Aside from the effect of International Bank borrowing on the management of the U.S. public debt, it should be remembered that the Treasury has begun to view the Bank’s lending and borrowing in the light of their effect on the U.S. balance of payments. These considerations will become increasingly important as time goes on.
The U.S. is not too happy about dollar loans of the Bank to countries which have adequate gold and dollar reserves. In this connection, we were glad to note that the Bank is not contemplating additional loans to Italy in the near future and hopes that similar consideration will apply to some other European borrowers (France).
The U.S. would like to have more information well in advance of any commitment by the Bank on future loans so that our views may be brought to Mr.
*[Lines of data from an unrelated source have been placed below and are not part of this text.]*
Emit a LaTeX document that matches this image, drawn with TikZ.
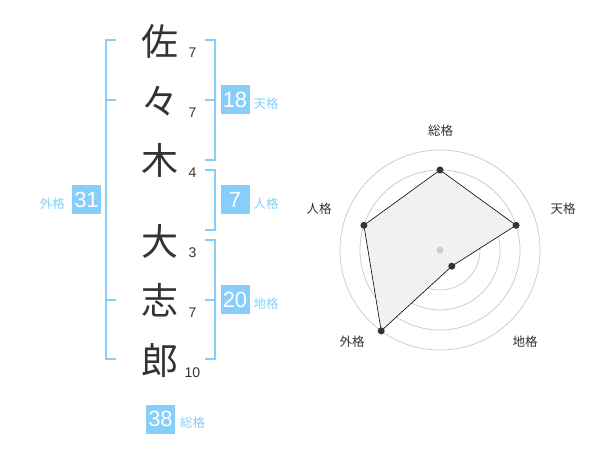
\documentclass[tikz,border=0pt]{standalone}
\usepackage{fontspec}
\setmainfont{Liberation Sans}
\newfontfamily\jp{Noto Sans CJK JP}
\definecolor{sky}{HTML}{87CEFA}
\definecolor{ink}{HTML}{333333}
\begin{document}
\begin{tikzpicture}[x=1pt,y=-1pt,
  kanji/.style={font=\jp\fontsize{37}{37}\selectfont, text=ink, inner sep=0, text height=32.6pt, text depth=4.4pt},
  strk/.style={font=\fontsize{14}{14}\selectfont, text=ink, inner sep=0},
  numbox/.style={fill=sky, text=white, minimum width=29pt, minimum height=29pt, inner sep=0, font=\fontsize{22}{22}\selectfont},
  kaku/.style={font=\jp\fontsize{12.5}{12.5}\selectfont, text=sky, inner sep=0},
  brk/.style={draw=sky, line width=2pt},
  ring/.style={draw=black!22, line width=0.7pt},
  axlab/.style={font=\jp\fontsize{12.5}{12.5}\selectfont, text=ink, inner sep=0},
  vdot/.style={circle, fill=ink, minimum size=7pt, inner sep=0},
]
\useasboundingbox (0,0) rectangle (600,470);
% kanji
\node[kanji] (k1) at (160,41) {佐};
\node[kanji] (k2) at (160,101) {々};
\node[kanji] (k3) at (160,160) {木};
\node[kanji] (k4) at (160,241) {大};
\node[kanji] (k5) at (160,300) {志};
\node[kanji] (k6) at (160,360) {郎};
% stroke counts
\node[strk] (s1) at (192.5,53) {7};
\node[strk] (s2) at (192.5,113) {7};
\node[strk] (s3) at (192.5,173) {4};
\node[strk] (s4) at (192.5,252.5) {3};
\node[strk] (s5) at (192.5,313) {7};
\node[strk] (s6) at (192.5,373) {10};
% brackets
\draw[brk] (116,40) -- (106,40) -- (106,359) -- (116,359);
\draw[brk] (106,100) -- (116,100);
\draw[brk] (106,300) -- (116,300);
\draw[brk] (205,40) -- (215,40) -- (215,160) -- (205,160);
\draw[brk] (205,100) -- (215,100);
\draw[brk] (205,170) -- (215,170) -- (215,230) -- (205,230);
\draw[brk] (205,240) -- (215,240) -- (215,359) -- (205,359);
\draw[brk] (205,300) -- (215,300);
% boxes and labels
\node[numbox] (ten) at (235,100) {18};
\node[kaku, anchor=west] (tenl) at (253.5,104) {天格};
\node[numbox] (jin) at (235,200) {7};
\node[kaku, anchor=west] (jinl) at (253.5,204) {人格};
\node[numbox] (chi) at (235,300) {20};
\node[kaku, anchor=west] (chil) at (253.5,304) {地格};
\node[numbox] (gai) at (86.5,200) {31};
\node[kaku, anchor=east] (gail) at (65,204) {外格};
\node[numbox] (sou) at (160.5,419) {38};
\node[kaku, anchor=west] (soul) at (180,423) {総格};
% radar
\coordinate (c) at (440,250);
\foreach \r in {20,40,60,80,100} \draw[ring] (c) circle[radius=\r];
\coordinate (pa) at (440,170);
\coordinate (pb) at (516.1,225.3);
\coordinate (pc) at (451.8,266.2);
\coordinate (pd) at (381.2,330.9);
\coordinate (pe) at (363.9,225.3);
\draw[fill=black!6, fill opacity=0.9, draw=black, line width=0.6pt] (pa) -- (pb) -- (pc) -- (pd) -- (pe) -- cycle;
\node[circle, fill=black!20, minimum size=7pt, inner sep=0] (cd) at (c) {};
\node[vdot] (da) at (pa) {};
\node[vdot] (db) at (pb) {};
\node[vdot] (dc) at (pc) {};
\node[vdot] (dd) at (pd) {};
\node[vdot] (de) at (pe) {};
\node[axlab] (la) at (440.7,130.7) {総格};
\node[axlab] (lb) at (563,209) {天格};
\node[axlab] (lc) at (525,342) {地格};
\node[axlab] (ld) at (352,342) {外格};
\node[axlab] (le) at (319,209) {人格};
\end{tikzpicture}
\end{document}
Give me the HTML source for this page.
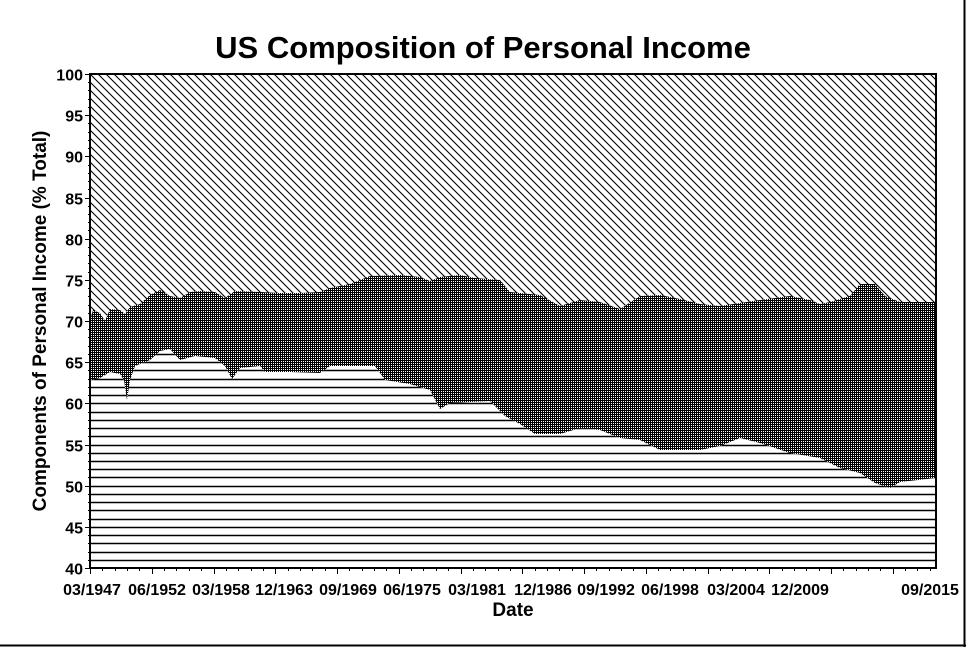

Black’s attention without creating embarrassment, either for the Bank or for the U.S. The balance of payments problem makes this particularly important.
The Bank should seek to obtain as much of its financing as it possibly can outside of the U.S. While we recognize the difficulties in floating long-term issues abroad, we feel that it would be better for the Bank to float short-term issues abroad than to rely so heavily on the American market. In connection with the specific $200 million loan, the Treasury will not object if appropriate timing can be arranged. We would hope that the balance of the Bank’s financing during the current year could be obtained abroad. If this is not possible, we would hope to have further prior consultation before the Bank proposes new issues in the U.S. market.
  1. Source: National Archives and Records Administration, RG 56, Records of the Office of the Secretary of the Treasury, Robert B. Anderson, Subject Files, International Bank for Reconstruction and Development. No classification marking. Drafted by H.J. Bittermann and Alfred H. Von Klemperer. Attached is a table showing funds raised by the International Bank for Reconstruction and Development since November 1958.